The bold idea is to use the still-nascent broadcast standard known as ATSC 3.0 (or Next Gen TV) to send vital alerts at more than 1000 times the speed, supplemented by essential information to help responders respond more effectively. The new standard, which is designed to work with a broadcast signal and an internet connection, is so much more efficient in transmitting high-quality video and audio that it leaves bandwidth for sophisticated ‘datacasting’ — signals that go much farther and much faster than the current system and can reach mobile targets in milliseconds, obviously crucial for first responders. “Datacasting used to be a solution looking for a problem,” says Engel. But if he and his collaborators are right, not any more. “Putting our massive tall-tower high-power technology in the service of public safety is a no brainer.”

Fred Engel, CTO of UNC-TV (photo from UNCTV.org)

UNC-TV’s proposal to create a private channel for first responders using the new standard won first prize in the NAB Pilot Innovation Challenge in 2017. Since then, Engel and his colleagues have successfully set up a connection with a 911 dispatch center, converted its data to text, and successfully routed the messages through an ATSC 3.0 transmitter.
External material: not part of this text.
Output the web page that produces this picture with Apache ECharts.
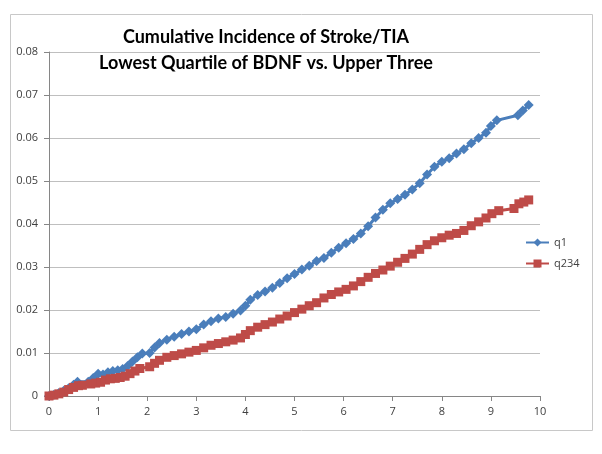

As luck would have it, there was one nearby: UNC-TV often collaborates with innovation powerhouse WRAL-TV, the independently owned NBC affiliate in Raleigh, which in June of 2016 became the first station in the country to light up an ATSC 3.0 experimental transmitter.

Public safety is a key component of UNC-TV’s mission.

“We have yet to see a reason why it won’t work,” Engel says, but there’s still a lot to do, such as coming up with the right device for the first responders to receive the more efficient signals. The team of public broadcasters and public-safety officials is moving deliberately and methodically, testing each hypothesis before moving on to the next experiment. Engel, sounding like the engineer he is, measures his words carefully. “We know we can do a lot of things, but we don’t know the limits of what we can do,” he says. “We want to prove and understand what the capabilities and the limits are. We don’t want to promise anything that we can’t deliver.”

When will ATSC 3.0 be widely available? Our home base of Phoenix is a “model market” where multiple broadcasters have banded together to deploy the new technology. However, because adoption of ATSC 3.0 is voluntary, it will be years before consumers see the new technology’s full potential in their homes (or news directors in their newsrooms. And separate research is underway to deliver emergency alerts and information more effectively to individuals.

But UNC-TV and its collaborators illustrate what can happen when a strong mission, an entrepreneurial spirit, and the patience to test and iterate combine to drive meaningful change. This time, the stakes couldn’t be higher. As Engel puts it: “It’s great to have great ideas — but in the public safety area, your great ideas better work.”

[NOTE: The Knight Foundation, which co-sponsors the NAB Pilot Innovation Challenge, also funds our work at the Lab.]